Intimacy is the ability to behold. It is also a feeling of closeness, though not necessarily physical closeness. Awe meets serenity, and intimacy evokes an expansive wholeness. My journey towards intimacy with the land started with small-scale farming. I remember beholding my first harvest of beets and carrots: Here was the food I was about to become after ingesting it. What could be more intimate? But I also began to wonder, short of putting everyone on a small-scale farm, how could this feeling become widespread? I knew I wasn’t the only one who was suffering from this disconnection, so I knew I wasn’t the only one who was longing to find some larger sense of meaning. As I began to work more with Indigenous tribes and groups, I started finding clues for alternative paths toward intimacy with the land. That very closeness I felt at harvest was what intimacy felt like for Indigenous homelands, at scale, for Indigenous folks. When I listened to the stories of creeks and salmon runs and the imperative of restoring a landscape that allowed for their vibrant existence, I realized that no small farm, within the confines of its property lines, could ever capture this feeling of intimacy with the entire landscape; the larger ecosystem. At least, not if it didn’t let itself become part of a larger movement for rematriation. This is when I began to question the ethos of small-scale farming as we know it, and to ask what small-scale farming was missing. Small-scale farming had been co-constructed, at least in the United States, in relationship to a particular property tradition. As previously mentioned, the homestead model was meant to reflect a particular settler - the yeoman - who is still lauded today as the spirit of America. This insularity and lifestyle needed to be re-imagined to include care for the larger landscape in which the farm is embedded and the living beings who move and work on the land.

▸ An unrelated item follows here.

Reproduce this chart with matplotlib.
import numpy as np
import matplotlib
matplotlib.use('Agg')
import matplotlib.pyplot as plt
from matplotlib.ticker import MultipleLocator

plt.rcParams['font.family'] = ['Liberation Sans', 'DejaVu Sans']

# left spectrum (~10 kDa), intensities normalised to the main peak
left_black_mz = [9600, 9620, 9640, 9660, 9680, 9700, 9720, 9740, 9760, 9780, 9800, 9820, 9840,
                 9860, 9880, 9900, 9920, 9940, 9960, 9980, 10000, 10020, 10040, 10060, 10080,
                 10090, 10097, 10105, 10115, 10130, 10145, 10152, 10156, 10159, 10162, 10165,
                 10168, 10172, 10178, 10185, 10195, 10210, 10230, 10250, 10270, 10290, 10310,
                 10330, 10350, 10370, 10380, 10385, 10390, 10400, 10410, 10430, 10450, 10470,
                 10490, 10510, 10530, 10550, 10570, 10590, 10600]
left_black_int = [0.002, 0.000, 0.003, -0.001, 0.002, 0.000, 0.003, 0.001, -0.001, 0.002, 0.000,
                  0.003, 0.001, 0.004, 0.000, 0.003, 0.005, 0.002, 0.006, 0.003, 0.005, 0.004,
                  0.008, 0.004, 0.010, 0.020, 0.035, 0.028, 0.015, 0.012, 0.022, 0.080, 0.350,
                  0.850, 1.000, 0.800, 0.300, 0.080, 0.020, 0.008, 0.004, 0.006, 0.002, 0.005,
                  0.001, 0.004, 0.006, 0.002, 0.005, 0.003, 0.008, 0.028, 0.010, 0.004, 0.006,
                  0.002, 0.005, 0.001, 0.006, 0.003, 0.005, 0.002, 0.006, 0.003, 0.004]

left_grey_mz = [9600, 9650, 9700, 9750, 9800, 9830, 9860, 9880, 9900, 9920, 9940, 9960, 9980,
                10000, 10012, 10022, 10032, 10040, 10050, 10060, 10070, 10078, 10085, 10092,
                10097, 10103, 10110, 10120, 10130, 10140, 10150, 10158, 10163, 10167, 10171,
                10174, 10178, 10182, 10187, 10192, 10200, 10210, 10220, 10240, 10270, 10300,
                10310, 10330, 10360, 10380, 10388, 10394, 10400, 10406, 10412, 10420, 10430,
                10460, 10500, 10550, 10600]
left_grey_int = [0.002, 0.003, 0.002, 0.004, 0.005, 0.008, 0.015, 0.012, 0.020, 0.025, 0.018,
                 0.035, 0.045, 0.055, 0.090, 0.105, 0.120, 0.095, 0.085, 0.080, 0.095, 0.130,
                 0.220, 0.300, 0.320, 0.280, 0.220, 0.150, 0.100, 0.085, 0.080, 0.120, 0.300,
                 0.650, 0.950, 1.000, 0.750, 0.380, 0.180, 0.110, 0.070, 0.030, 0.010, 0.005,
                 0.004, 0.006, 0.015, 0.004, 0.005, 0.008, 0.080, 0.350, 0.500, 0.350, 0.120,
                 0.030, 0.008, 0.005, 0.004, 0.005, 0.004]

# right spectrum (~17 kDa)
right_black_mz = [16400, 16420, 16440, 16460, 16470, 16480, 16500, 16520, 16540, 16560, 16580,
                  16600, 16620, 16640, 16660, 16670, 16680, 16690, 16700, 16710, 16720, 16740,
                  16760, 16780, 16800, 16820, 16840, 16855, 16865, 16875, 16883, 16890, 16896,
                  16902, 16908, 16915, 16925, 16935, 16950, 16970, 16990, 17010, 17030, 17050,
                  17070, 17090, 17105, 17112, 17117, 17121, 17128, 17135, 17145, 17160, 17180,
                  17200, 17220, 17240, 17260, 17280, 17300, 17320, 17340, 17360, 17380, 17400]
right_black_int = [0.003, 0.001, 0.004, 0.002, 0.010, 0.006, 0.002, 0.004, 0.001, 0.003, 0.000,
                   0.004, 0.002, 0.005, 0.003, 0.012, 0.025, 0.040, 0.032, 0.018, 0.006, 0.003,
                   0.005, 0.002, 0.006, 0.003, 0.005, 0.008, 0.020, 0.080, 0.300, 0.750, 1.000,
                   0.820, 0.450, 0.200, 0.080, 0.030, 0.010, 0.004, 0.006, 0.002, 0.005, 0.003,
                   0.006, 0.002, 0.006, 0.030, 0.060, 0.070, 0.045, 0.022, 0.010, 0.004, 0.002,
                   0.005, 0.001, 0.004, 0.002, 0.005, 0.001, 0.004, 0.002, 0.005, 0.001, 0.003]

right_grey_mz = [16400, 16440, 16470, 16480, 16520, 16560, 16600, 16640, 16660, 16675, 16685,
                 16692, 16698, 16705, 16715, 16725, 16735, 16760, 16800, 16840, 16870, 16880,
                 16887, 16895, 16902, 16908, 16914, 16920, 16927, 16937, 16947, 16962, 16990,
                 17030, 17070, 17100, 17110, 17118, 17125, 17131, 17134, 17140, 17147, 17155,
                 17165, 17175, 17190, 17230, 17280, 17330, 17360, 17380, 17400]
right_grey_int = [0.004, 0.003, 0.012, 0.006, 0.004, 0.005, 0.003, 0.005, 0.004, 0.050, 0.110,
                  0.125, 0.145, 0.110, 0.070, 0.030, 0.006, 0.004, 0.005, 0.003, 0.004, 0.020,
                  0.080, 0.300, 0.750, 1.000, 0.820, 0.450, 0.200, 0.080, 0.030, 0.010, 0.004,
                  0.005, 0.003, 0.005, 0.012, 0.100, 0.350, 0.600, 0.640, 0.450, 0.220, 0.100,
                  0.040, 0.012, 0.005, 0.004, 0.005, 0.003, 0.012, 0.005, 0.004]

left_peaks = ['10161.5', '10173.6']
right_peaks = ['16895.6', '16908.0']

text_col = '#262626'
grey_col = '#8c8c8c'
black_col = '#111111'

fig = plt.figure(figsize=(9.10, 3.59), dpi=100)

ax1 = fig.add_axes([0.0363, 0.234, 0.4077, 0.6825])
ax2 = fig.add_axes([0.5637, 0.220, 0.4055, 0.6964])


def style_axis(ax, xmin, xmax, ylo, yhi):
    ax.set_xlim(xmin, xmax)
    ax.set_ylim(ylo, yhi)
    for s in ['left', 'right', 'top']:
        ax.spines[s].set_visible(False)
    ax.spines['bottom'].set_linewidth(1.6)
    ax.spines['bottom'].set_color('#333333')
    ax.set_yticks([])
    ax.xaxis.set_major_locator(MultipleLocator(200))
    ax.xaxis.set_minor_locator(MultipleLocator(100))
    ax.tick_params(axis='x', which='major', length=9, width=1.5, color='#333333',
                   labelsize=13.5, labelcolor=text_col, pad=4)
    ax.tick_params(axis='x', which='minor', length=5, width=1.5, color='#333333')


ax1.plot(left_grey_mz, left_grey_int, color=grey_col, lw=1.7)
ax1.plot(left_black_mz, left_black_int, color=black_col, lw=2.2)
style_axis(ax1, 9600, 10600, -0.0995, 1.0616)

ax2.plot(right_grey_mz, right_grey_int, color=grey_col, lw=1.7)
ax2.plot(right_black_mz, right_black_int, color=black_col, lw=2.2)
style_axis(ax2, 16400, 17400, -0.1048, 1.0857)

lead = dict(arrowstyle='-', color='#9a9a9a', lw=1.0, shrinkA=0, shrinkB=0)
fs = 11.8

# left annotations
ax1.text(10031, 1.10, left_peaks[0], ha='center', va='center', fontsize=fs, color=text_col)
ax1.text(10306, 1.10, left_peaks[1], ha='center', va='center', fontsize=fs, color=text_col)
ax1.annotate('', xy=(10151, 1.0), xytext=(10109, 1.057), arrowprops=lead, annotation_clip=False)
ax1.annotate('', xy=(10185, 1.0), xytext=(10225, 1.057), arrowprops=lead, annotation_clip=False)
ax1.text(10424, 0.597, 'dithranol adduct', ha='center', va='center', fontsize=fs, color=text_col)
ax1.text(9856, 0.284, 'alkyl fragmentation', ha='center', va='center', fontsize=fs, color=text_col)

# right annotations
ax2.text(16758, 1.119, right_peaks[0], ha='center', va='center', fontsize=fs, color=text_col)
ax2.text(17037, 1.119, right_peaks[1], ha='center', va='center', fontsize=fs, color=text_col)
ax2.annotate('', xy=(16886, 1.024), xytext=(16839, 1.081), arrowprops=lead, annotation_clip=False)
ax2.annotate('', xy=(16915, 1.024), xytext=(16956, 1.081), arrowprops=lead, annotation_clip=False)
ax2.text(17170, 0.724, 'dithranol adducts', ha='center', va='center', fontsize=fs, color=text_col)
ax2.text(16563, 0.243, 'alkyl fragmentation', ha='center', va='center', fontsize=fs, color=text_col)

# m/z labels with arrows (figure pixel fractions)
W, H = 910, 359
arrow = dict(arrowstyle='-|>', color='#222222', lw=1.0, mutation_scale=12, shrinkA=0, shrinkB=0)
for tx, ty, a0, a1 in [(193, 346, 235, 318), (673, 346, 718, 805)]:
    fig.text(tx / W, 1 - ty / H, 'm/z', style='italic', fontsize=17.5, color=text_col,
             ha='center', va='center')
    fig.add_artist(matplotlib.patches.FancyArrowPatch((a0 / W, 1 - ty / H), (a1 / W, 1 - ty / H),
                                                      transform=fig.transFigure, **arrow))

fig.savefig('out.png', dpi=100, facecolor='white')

Why All Agriculture Needs to be Grounded in Rematriation
Small-scale agriculture, in its most sustainable aspirations, focuses on the sustainability of its own land. And while it promises not to perpetuate harm, its ability to care for the larger ecosystem is limited when it constrains itself to its property lines. In contrast, there is an Indigenous ethos of care that transcends the property line. Only by being guided through an Indigenous ethos of care can agriculture orient itself to something larger than itself, and much more intentionally aggregate impact in a way that small-scale farming cannot.
But it's not only the land. Or, rather, when we speak about the land, it’s never to suggest it’s different from human relationships. This ethos of care looks for how bodies move on the land as part of the land’s rhythm. We call this labor. An agriculture that is grounded in rematriation safeguards labor so that it can nourish the body rather than exploit it. In order for the body to experience intimacy, it must find it through its own volition and responsibility. Today, most of agriculture’s workforce of farmworkers are forcefully smeared onto the land, which is an intimacy by force. What does it look like for the land to host no exploitation? This, I believe, is a core ethos of rematriated agriculture.
In the coming months, we will be exploring what it means to expand a vision of agriculture that is grounded in rematriation, that can take on the very serious task of feeding the world, all while making sure that those who work in the food system can afford to live well. This will require re-imagining the scale of our conviction and the production of alternative systems of agriculture that hope to make conventional agriculture obsolete.